The tools and instruments that ECERS recommends to develop gross motor ability include building blocks, sand and water boxes, balls, and playground equipment. All these should vary in colors to make them look attractive. They should also come in different sizes to provide allowance for improvement of skills. For example, younger children can play with smaller balls and put up lesser number of building blocks while bigger children can do otherwise. In any case, the school should provide a variety of resources for different kinds of children.
For developing fine motor skills, schools should ensure they cover for the child’s needs to practice fine motor and hand-eye coordination. Activities such as clay-molding, writing, drawing, playing simple musical instruments, and tying a knot are only some of the activities that help improve fine motor skills. Relevantly, writing, drawing and musical instruments, clay, and utensils should also be in place. Importantly, the preschool program should include the proper use of utensils when eating. As schools serve as the second home, so they should learn the proper way of holding utensils for eating.

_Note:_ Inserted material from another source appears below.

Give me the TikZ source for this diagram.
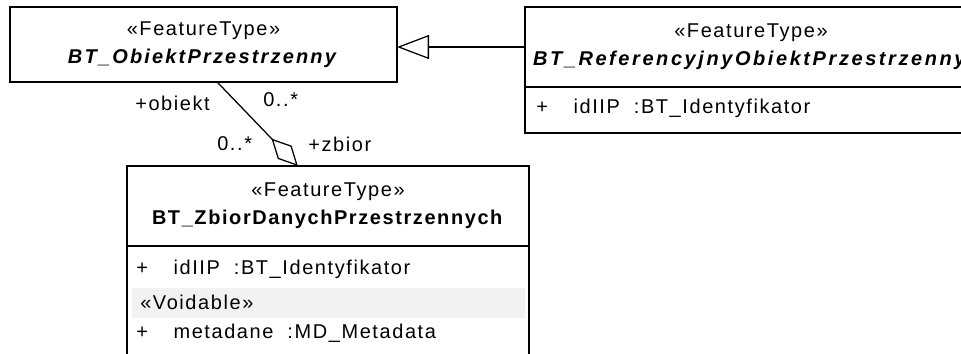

The development a child’s motor skills may come naturally. It can occur even without the teacher’s intervention. Nevertheless, the pre-school teachers and school programs play a major role in harnessing and refining these skills. Teachers serve as the guide to check whether children are exhibiting safe and proper motor practice. They are also the record keeper to the child’s progress or disability. Meanwhile, pre-school programs and tools also help enrich the child’s motor skills by aiding practice of such skills. Together, these factors harness children’s ability to perform functions, thus preparing them for greater challenges in the primary level and later in the adult life.